Beat the egg yolks in a bowl. Stirring the eggs all the time, add one ladle of the hot cream mixture into the eggs. Do this a second time -- this is tempering the eggs so they don't curdle in the hot cream. Pour the egg mixture into the pot.
Stir the custard often and heat it back to the steaming point. When it thickens -- it should coat the back of a spoon -- turn off the heat and pour the custard into a bowl. Stir in the vanilla extract if that's what you are using.
When the custard is cool, whisk in the mashed paw paws until they are well combined. You can put the mixture into your ice cream maker now, or you can push it through a fine-meshed strainer to remove any stray bits; you'll need to fish out the vanilla bean if you used that anyway.

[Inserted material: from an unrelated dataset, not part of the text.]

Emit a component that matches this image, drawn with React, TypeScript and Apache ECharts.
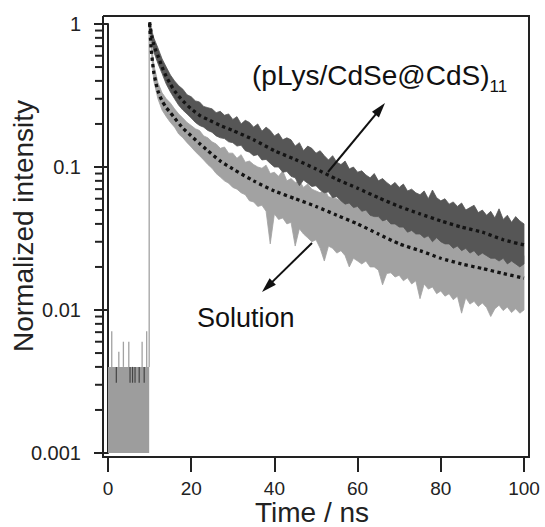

Run through your ice cream machine and eat!
A pawpaw tree is a great tree to consider growing if you are wanting to eat some pawpaw fruits. A pawpaw tree prefers warmer climates, but as a seed it must be kept in the cold for it to germinate. The pawpaws are delicious to eat, as they are described as a cross between a banana and a mango. You can eat them fresh, freeze the pulp, or make tasty recipes such as pawpaw bread or pawpaw ice cream. I went over some recipes in this article. Have fun growing your pawpaw tree. I know you will definitely have fun eating your pawpaw fruits! Enjoy!